Mr Rahming proceeded with the lease termination at end-October to save these costs, and also obtained Supreme Court approval to immediately sell Pacifico’s office equipment and furnitures - assets he valued ay between $10,000-$15,000 - rather than incur $1,000 per month in storage fees.
Alexander Maillis II, the attorney representing Mosko Realty, warned Mr Rahming that his client would not agree to a lease termination unless all outstanding utilities and maintenance charges were paid, and a sum equivalent to 11 months’ rent settled.
“We can identify no provision in the lease which empowers the tenant to terminate in the manner being proposed by you,” Mr Maillis wrote. “In the circumstances, it is a matter for the discretion of the landlord as to whether and, if so, upon what terms to allow your company to ‘terminate’ the lease.
“Your unilateral and unlawful attempt to terminate now exposes the company to the liability to pay the rent for the unexpired residue of the lease - a period of 11 months. There are also outstanding (and continuing) utilities and maintenance fees, all covered by the lease, which are the responsibility of the tenant.
Mr Klein, Pacifico’s chief executive who is said to be based in Switzerland, was alleged by Mr Rahming to own 100 percent of Pacifico despite there being two shareholders.
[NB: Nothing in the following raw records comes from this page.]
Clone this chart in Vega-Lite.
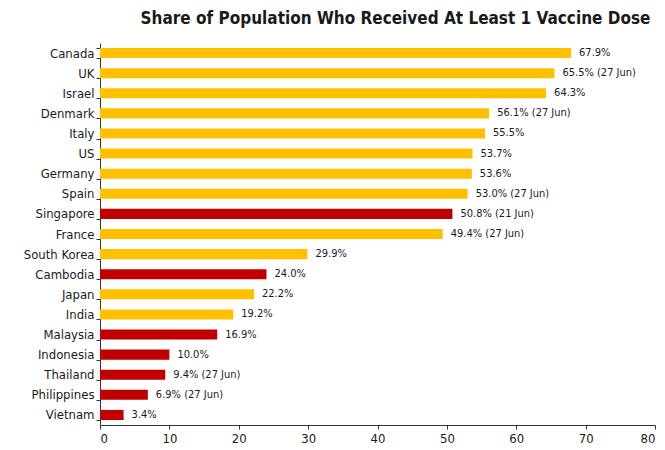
{
  "$schema": "https://vega.github.io/schema/vega-lite/v6.json",
  "width": 555,
  "height": 382,
  "autosize": "none",
  "padding": {"left": 100, "top": 43, "right": 10, "bottom": 25},
  "background": "white",
  "title": {
    "text": "Share of Population Who Received At Least 1 Vaccine Dose",
    "font": "DejaVu Sans Condensed",
    "fontSize": 17,
    "fontWeight": "bold",
    "color": "#1a1a1a",
    "anchor": "middle",
    "dx": 18,
    "offset": 9
  },
  "data": {
    "values": [
      {"country": "Canada", "share": 67.9, "label": "67.9%", "group": "Other"},
      {"country": "UK", "share": 65.5, "label": "65.5% (27 Jun)", "group": "Other"},
      {"country": "Israel", "share": 64.3, "label": "64.3%", "group": "Other"},
      {"country": "Denmark", "share": 56.1, "label": "56.1% (27 Jun)", "group": "Other"},
      {"country": "Italy", "share": 55.5, "label": "55.5%", "group": "Other"},
      {"country": "US", "share": 53.7, "label": "53.7%", "group": "Other"},
      {"country": "Germany", "share": 53.6, "label": "53.6%", "group": "Other"},
      {"country": "Spain", "share": 53.0, "label": "53.0% (27 Jun)", "group": "Other"},
      {"country": "Singapore", "share": 50.8, "label": "50.8% (21 Jun)", "group": "ASEAN"},
      {"country": "France", "share": 49.4, "label": "49.4% (27 Jun)", "group": "Other"},
      {"country": "South Korea", "share": 29.9, "label": "29.9%", "group": "Other"},
      {"country": "Cambodia", "share": 24.0, "label": "24.0%", "group": "ASEAN"},
      {"country": "Japan", "share": 22.2, "label": "22.2%", "group": "Other"},
      {"country": "India", "share": 19.2, "label": "19.2%", "group": "Other"},
      {"country": "Malaysia", "share": 16.9, "label": "16.9%", "group": "ASEAN"},
      {"country": "Indonesia", "share": 10.0, "label": "10.0%", "group": "ASEAN"},
      {"country": "Thailand", "share": 9.4, "label": "9.4% (27 Jun)", "group": "ASEAN"},
      {"country": "Philippines", "share": 6.9, "label": "6.9% (27 Jun)", "group": "ASEAN"},
      {"country": "Vietnam", "share": 3.4, "label": "3.4%", "group": "ASEAN"}
    ]
  },
  "encoding": {
    "y": {
      "field": "country",
      "type": "nominal",
      "sort": null,
      "scale": {"paddingInner": 0.5, "paddingOuter": 0.25},
      "axis": {
        "title": null,
        "domainColor": "#333",
        "tickColor": "#333",
        "tickBand": "extent",
        "tickSize": 4,
        "labelFont": "DejaVu Sans Condensed",
        "labelFontSize": 13,
        "labelColor": "#1a1a1a",
        "labelPadding": 2
      }
    },
    "x": {
      "field": "share",
      "type": "quantitative",
      "scale": {"domain": [0, 80], "nice": false},
      "axis": {
        "title": null,
        "values": [0, 10, 20, 30, 40, 50, 60, 70, 80],
        "grid": false,
        "domainColor": "#333",
        "tickColor": "#333",
        "tickSize": 4,
        "labelFont": "DejaVu Sans Condensed",
        "labelFontSize": 13,
        "labelColor": "#1a1a1a",
        "labelPadding": 3
      }
    }
  },
  "layer": [
    {
      "mark": {"type": "bar"},
      "encoding": {
        "color": {
          "field": "group",
          "type": "nominal",
          "scale": {"domain": ["Other", "ASEAN"], "range": ["#FFC000", "#C00000"]},
          "legend": null
        }
      }
    },
    {
      "mark": {"type": "text", "align": "left", "dx": 8, "font": "DejaVu Sans Condensed", "fontSize": 11, "color": "#1a1a1a"},
      "encoding": {"text": {"field": "label"}}
    }
  ],
  "config": {"view": {"stroke": null}}
}
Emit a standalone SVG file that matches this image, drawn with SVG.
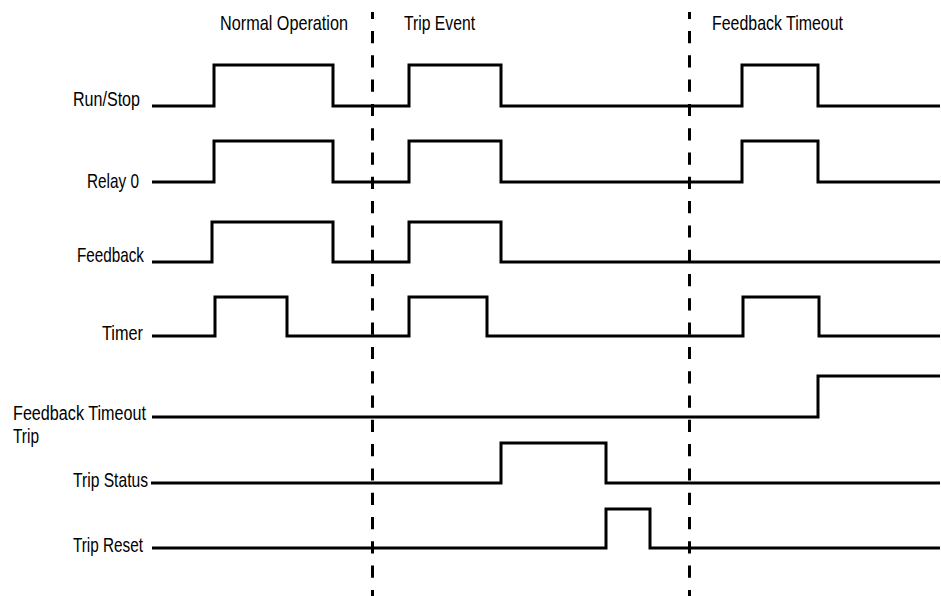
<svg xmlns="http://www.w3.org/2000/svg" width="941" height="596" viewBox="0 0 941 596">
  <style>
    text { font-family: "Liberation Sans Narrow", "Liberation Sans", Arial, sans-serif; font-size: 21px; fill: #000; }
    .small { font-size: 20px; }
    .wave { fill: none; stroke: #000; stroke-width: 3; stroke-linejoin: miter; stroke-linecap: butt; }
    .divider { fill: none; stroke: #000; stroke-width: 3; stroke-dasharray: 12.2 12.1; stroke-dashoffset: 5.3; }
  </style>
  <rect width="941" height="596" fill="#fff"/>

  <g id="phases">
    <text x="220" y="30" textLength="128" lengthAdjust="spacingAndGlyphs">Normal Operation</text>
    <text x="404" y="30" textLength="71" lengthAdjust="spacingAndGlyphs">Trip Event</text>
    <text x="712" y="30" textLength="131" lengthAdjust="spacingAndGlyphs">Feedback Timeout</text>
  </g>

  <g id="dividers">
    <line class="divider" x1="372.5" y1="12" x2="372.5" y2="596"/>
    <line class="divider" x1="689.5" y1="12" x2="689.5" y2="596"/>
  </g>

  <g id="run-stop">
    <text x="73" y="106" textLength="67" lengthAdjust="spacingAndGlyphs">Run/Stop</text>
    <path class="wave" d="M152,106 H214 V65 H333 V106 H409 V65 H501 V106 H742 V65 H818 V106 H940"/>
  </g>

  <g id="relay-0">
    <text x="87" y="188" textLength="52" lengthAdjust="spacingAndGlyphs">Relay 0</text>
    <path class="wave" d="M152,182 H214 V141 H333 V182 H409 V141 H501 V182 H742 V141 H818 V182 H940"/>
  </g>

  <g id="feedback">
    <text x="77" y="262" textLength="67" lengthAdjust="spacingAndGlyphs">Feedback</text>
    <path class="wave" d="M152,262 H212 V222 H333 V262 H409 V222 H501 V262 H940"/>
  </g>

  <g id="timer">
    <text x="102" y="340" textLength="41" lengthAdjust="spacingAndGlyphs">Timer</text>
    <path class="wave" d="M152,336 H215 V297 H287 V336 H409 V297 H487 V336 H743 V297 H819 V336 H940"/>
  </g>

  <g id="feedback-timeout-trip">
    <text class="small" x="13" y="420" textLength="133" lengthAdjust="spacingAndGlyphs">Feedback Timeout</text>
    <text class="small" x="13" y="443" textLength="26" lengthAdjust="spacingAndGlyphs">Trip</text>
    <path class="wave" d="M152,417 H818 V376 H940"/>
  </g>

  <g id="trip-status">
    <text x="73" y="487" textLength="75" lengthAdjust="spacingAndGlyphs">Trip Status</text>
    <path class="wave" d="M151,483 H501 V443 H606 V483 H940"/>
  </g>

  <g id="trip-reset">
    <text x="73" y="552" textLength="70" lengthAdjust="spacingAndGlyphs">Trip Reset</text>
    <path class="wave" d="M152,548 H606 V509 H650 V548 H940"/>
  </g>
</svg>
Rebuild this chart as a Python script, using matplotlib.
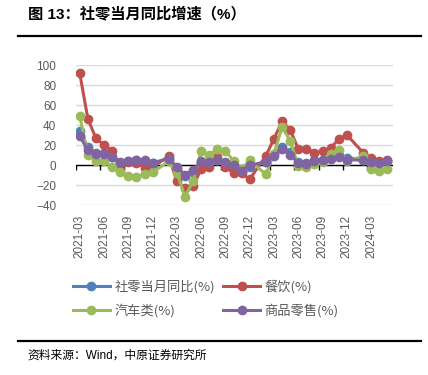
import matplotlib
matplotlib.use("Agg")
import matplotlib.pyplot as plt
from matplotlib.lines import Line2D

plt.rcParams['font.family'] = ['Liberation Sans', 'Noto Sans CJK SC', 'DejaVu Sans']

# months with data (January is reported together with February, so it is missing)
months = ['2021-03', '2021-04', '2021-05', '2021-06', '2021-07', '2021-08', '2021-09',
          '2021-10', '2021-11', '2021-12', '2022-02', '2022-03', '2022-04', '2022-05',
          '2022-06', '2022-07', '2022-08', '2022-09', '2022-10', '2022-11', '2022-12',
          '2023-02', '2023-03', '2023-04', '2023-05', '2023-06', '2023-07', '2023-08',
          '2023-09', '2023-10', '2023-11', '2023-12', '2024-02', '2024-03', '2024-04',
          '2024-05']

retail = [34.2, 17.7, 12.4, 12.1, 8.5, 2.5, 4.4, 4.9, 3.9, 1.7, 6.7, -3.5, -11.1, -6.7,
          3.1, 2.7, 5.4, 2.5, -0.5, -5.9, -1.8, 3.5, 10.6, 18.4, 12.7, 3.1, 2.5, 4.6,
          5.5, 7.6, 10.1, 7.4, 5.5, 3.1, 2.3, 3.7]
catering = [91.6, 46.4, 26.6, 20.0, 14.3, -4.5, 3.1, 2.0, -2.7, -2.2, 8.9, -16.4, -22.7,
            -21.1, -4.0, -1.5, 8.4, -1.7, -8.1, -8.4, -14.1, 9.2, 26.3, 43.8, 35.1, 16.1,
            15.8, 12.4, 13.8, 17.1, 25.8, 30.0, 12.5, 6.9, 4.4, 5.0]
autos = [48.8, 10.1, 4.5, 4.1, -1.8, -7.4, -11.3, -11.5, -9.0, -7.4, 3.7, -7.5, -31.6,
         -16.0, 13.9, 9.7, 15.9, 14.2, 3.9, -4.2, 4.6, -9.4, 11.5, 38.0, 24.2, -1.1,
         -1.5, 1.1, 2.8, 11.4, 14.7, 4.0, 8.7, -3.7, -5.6, -4.4]
goods = [28.6, 15.1, 10.9, 11.1, 7.8, 3.3, 4.5, 5.2, 4.8, 2.1, 6.5, -1.9, -9.7, -5.0,
         3.9, 3.2, 5.1, 2.9, 0.5, -5.6, 0.0, 2.9, 9.1, 15.9, 10.5, 1.7, 1.0, 3.7, 4.6,
         6.5, 8.0, 5.5, 4.6, 2.7, 2.0, 3.6]

names = ['社零当月同比(%)', '餐饮(%)', '汽车类(%)', '商品零售(%)']
colors = ['#4F81BD', '#C0504D', '#9BBB59', '#8064A2']


def month_pos(m):
    y, mo = int(m[:4]), int(m[5:])
    return (y - 2021) * 12 + mo - 3


xs = [month_pos(m) for m in months]
n_months = month_pos(months[-1]) + 1
tick_pos = list(range(0, n_months, 3))
tick_lab = ['%d-%02d' % (2021 + (p + 2) // 12, (p + 2) % 12 + 1) for p in tick_pos]

W, H = 428, 375
fig = plt.figure(figsize=(W / 100, H / 100), dpi=100)

# title and rules
fig.text(28 / W, 1 - 14 / H, '图 13：社零当月同比增速（%）', fontsize=11,
         fontweight='bold', va='center', ha='left', color='black')
fig.add_artist(Line2D([18 / W, 421 / W], [1 - 35.5 / H] * 2, color='black', lw=1.6))
fig.add_artist(Line2D([18 / W, 421 / W], [1 - 340.5 / H] * 2, color='black', lw=1.6))
fig.text(27 / W, 1 - 356 / H, '资料来源：Wind，中原证券研究所', fontsize=8.5,
         va='center', ha='left', color='black')

ax = fig.add_axes([75.7 / W, 1 - 205 / H, (393 - 75.7) / W, 140 / H])
ax.set_ylim(-40, 100)
ax.set_xlim(-0.5, 38.7)
ax.set_yticks(range(-40, 101, 20))
ax.yaxis.grid(True, color='#D9D9D9', lw=1)
ax.set_axisbelow(True)
for s in ax.spines.values():
    s.set_visible(False)
ax.tick_params(axis='y', length=0, pad=14, labelsize=8.5, labelcolor='#595959')
ax.set_xticks(tick_pos)
ax.set_xticklabels(tick_lab, rotation=90)
ax.tick_params(axis='x', length=0, pad=7, labelsize=8.5, labelcolor='#595959')

# zero line with tick marks between categories
ax.axhline(0, color='black', lw=1, zorder=1)
ax.vlines([p - 0.5 for p in tick_pos], -5, 0, color='black', lw=1, zorder=1)

lines = []
for vals, name, c in zip([retail, catering, autos, goods], names, colors):
    ln, = ax.plot(xs, vals, '-o', color=c, lw=2.2, ms=6, label=name, zorder=3)
    lines.append(ln)

# legend is filled column by column, so reorder to get row-wise layout
order = [0, 2, 1, 3]
leg = fig.legend([lines[i] for i in order], [names[i] for i in order],
                 loc='upper left', bbox_to_anchor=(73 / W, 1 - 280 / H), ncol=2,
                 frameon=False, handlelength=2.8, handletextpad=0.35,
                 columnspacing=0.6, labelspacing=0.75, borderpad=0, borderaxespad=0,
                 prop={'family': ['Noto Sans CJK SC'], 'size': 9.5})
for t in leg.get_texts():
    t.set_color('#595959')

fig.savefig('out.png', dpi=100)
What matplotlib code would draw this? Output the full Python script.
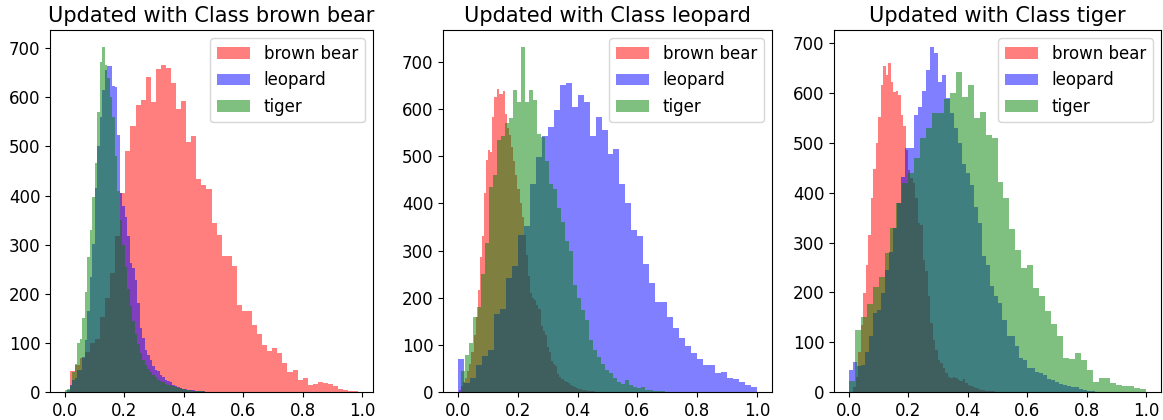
import numpy as np
import matplotlib
matplotlib.use("Agg")
import matplotlib.pyplot as plt

# Histogram counts, one list per class and panel.
# Each series also has a (lo, hi) range; bins split that range evenly.
classes = ["brown bear", "leopard", "tiger"]
colors = ["red", "blue", "green"]
titles = ["Updated with Class brown bear", "Updated with Class leopard",
          "Updated with Class tiger"]

# panel 1 -- updated with brown bear
bear_1 = [43, 54, 70, 82, 100, 108, 153, 192, 242, 318, 405, 491, 542, 585, 594,
          642, 590, 657, 665, 659, 629, 577, 592, 510, 521, 434, 421, 413, 345,
          320, 277, 277, 257, 177, 164, 164, 137, 119, 96, 84, 89, 80, 60, 41,
          45, 24, 29, 14, 16, 21, 19, 16, 12, 6, 5, 2, 2]
leopard_1 = [5, 15, 25, 29, 45, 45, 71, 106, 164, 235, 301, 415, 500, 560, 615,
             655, 664, 663, 623, 622, 524, 405, 378, 357, 317, 262, 252, 229, 181,
             130, 110, 86, 76, 66, 52, 45, 42, 35, 30, 25, 22, 20, 15, 12, 10, 8,
             7, 6, 5, 4, 4, 3, 3, 2, 2, 1, 1, 1, 0, 1, 0, 1, 0, 0, 1, 0, 0, 1]
tiger_1 = [4, 6, 12, 40, 58, 99, 107, 150, 203, 274, 330, 398, 466, 570, 672,
           702, 665, 640, 600, 560, 480, 410, 350, 300, 255, 210, 175, 145, 118,
           97, 80, 66, 55, 47, 40, 34, 30, 25, 22, 20, 17, 15, 14, 12, 10, 9, 8,
           6, 5, 5, 4, 3, 3, 2, 2, 2, 1, 1, 1, 1, 1, 1]
ranges_1 = [(0.017, 0.986), (0.008, 0.008 + 0.0084 * len(leopard_1)),
            (0.0, 0.0084 * len(tiger_1))]

# panel 2 -- updated with leopard
bear_2 = [5, 12, 22, 30, 45, 60, 85, 120, 160, 216, 287, 330, 421, 491, 513,
          509, 583, 626, 643, 631, 631, 638, 590, 560, 545, 520, 490, 460, 430,
          400, 370, 333, 290, 245, 210, 200, 195, 185, 175, 140, 130, 120, 95,
          85, 65, 60, 55, 38, 32, 28, 24, 22, 20, 15, 12, 10, 8, 7, 6, 5, 4, 3,
          3, 2, 2, 1, 1, 1]
leopard_2 = [70, 20, 29, 57, 76, 90, 165, 175, 242, 267, 333, 352, 441, 498, 542,
             562, 597, 650, 656, 604, 629, 615, 542, 583, 556, 504, 516, 441, 401,
             343, 330, 271, 232, 191, 191, 160, 136, 114, 97, 83, 71, 57, 57, 41,
             43, 29, 28, 22, 15, 10]
tiger_2 = [45, 78, 103, 160, 181, 251, 315, 435, 460, 534, 542, 570, 580, 640,
           615, 731, 615, 640, 619, 548, 541, 490, 440, 430, 390, 360, 320, 300,
           227, 200, 174, 153, 110, 89, 75, 60, 47, 40, 30, 22, 18, 25, 15, 11, 8,
           10, 5, 4, 3, 2, 2, 1, 1, 1]
ranges_2 = [(0.003, 0.003 + 0.007 * len(bear_2)), (0.0, 1.0),
            (0.009, 0.009 + 0.0134 * len(tiger_2))]

# panel 3 -- updated with tiger
bear_3 = [10, 30, 80, 135, 198, 255, 315, 389, 447, 499, 551, 616, 654, 636, 660,
          623, 603, 604, 596, 556, 533, 486, 446, 430, 420, 390, 339, 336, 265,
          242, 192, 138, 105, 85, 65, 58, 48, 38, 31, 28, 31, 28, 25, 22, 26, 18,
          15, 12, 10, 8, 6, 5, 4, 3, 3, 2, 2, 1, 1]
leopard_3 = [45, 60, 52, 55, 81, 112, 158, 165, 199, 245, 282, 330, 379, 432, 489,
             489, 556, 573, 604, 646, 692, 680, 623, 636, 590, 560, 530, 500, 458,
             439, 416, 372, 339, 272, 255, 212, 192, 178, 145, 112, 112, 92, 68,
             65, 48, 48, 41, 39, 35, 26, 24, 21, 17, 15, 13, 11, 11, 6, 5, 3, 2, 1]
tiger_3 = [22, 125, 150, 177, 210, 230, 280, 330, 380, 420, 440, 470, 510, 530,
           560, 560, 588, 600, 643, 593, 616, 549, 563, 516, 509, 422, 389, 327,
           285, 249, 255, 208, 192, 163, 136, 112, 68, 66, 78, 65, 45, 21, 29, 28,
           18, 15, 13, 13, 8, 7]
ranges_3 = [(0.015, 0.015 + 0.00836 * len(bear_3)),
            (0.0, 0.0136 * len(leopard_3)), (0.0, 1.0)]

panels = [
    ([bear_1, leopard_1, tiger_1], ranges_1),
    ([bear_2, leopard_2, tiger_2], ranges_2),
    ([bear_3, leopard_3, tiger_3], ranges_3),
]

fig = plt.figure(figsize=(11.63, 4.2), dpi=100)
# axes boxes in pixels (left, right), shared bottom/top
boxes = [(50, 373), (443, 772), (834, 1161)]
bottom, top = 28, 390

for (series, ranges), (x0, x1), title in zip(panels, boxes, titles):
    ax = fig.add_axes([x0 / 1163, bottom / 420, (x1 - x0) / 1163, (top - bottom) / 420])
    for counts, (lo, hi), name, col in zip(series, ranges, classes, colors):
        counts = np.asarray(counts, dtype=float)
        edges = np.linspace(lo, hi, len(counts) + 1)
        centers = (edges[:-1] + edges[1:]) / 2
        ax.hist(centers, bins=edges, weights=counts, color=col, alpha=0.5, label=name)
    ax.set_title(title, fontsize=15)
    ax.tick_params(labelsize=12)
    ax.legend(loc="upper right", fontsize=12)

fig.savefig("out.png", dpi=100)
While he holds a 25 percent equity stake directly in his own name, the 75 percent balance belongs to an entity called Valora Investments, which was alleged to be holding its interest on Mr Klein’s behalf.
Thomas Coughlin, who resigned as a Pacifico director on May 27, 2019, was supposed to be replaced by Alessandra Irasema Calcagno Jaramillo, but her appointment was never approved by the Securities Commission before the winding-up.
Other Pacifico staff included Vanasha Nadia Shearer-Butler, who was the firm’s compliance officer and money laundering reporting officer, plus Daren Charles Seymour, who was listed as a trading and advisory representative, and discretionary management representative.
Welwyn Ltd, Pacifico’s corporate secretary, was a nominee company “managed and controlled” by the corporate services arm of the Lennox Paton law firm. And Valora’s signatory appears to have been Peter Fletcher of the Holowesko, Pyfrom, Fletcher law firm. There is nothing to suggest any of those persons or entities named have done anything wrong in relation to Pacifico.
Pacifico Global Advisors is seemingly the latest small broker/dealer or investment advisory firm to collapse and be placed under court-supervised liquidation. Tribune Business has extensively reported over the past decade on the failures of companies such as Caledonia Corporate Management, Owen Bethel’s Montaque Capital Partners, and Tillerman Securities, plus the decision by Gibraltar Global Securities to cease operating under pressure from legal actions and probes by US and Canadian regulators.
All these companies, as well as Pacifico, appear to share common characteristics in that they were all small, independent firms without a large parent network to provide distribution access to clients. And all seem to have been controlled by a single, or small group of like-minded, shareholders and managers.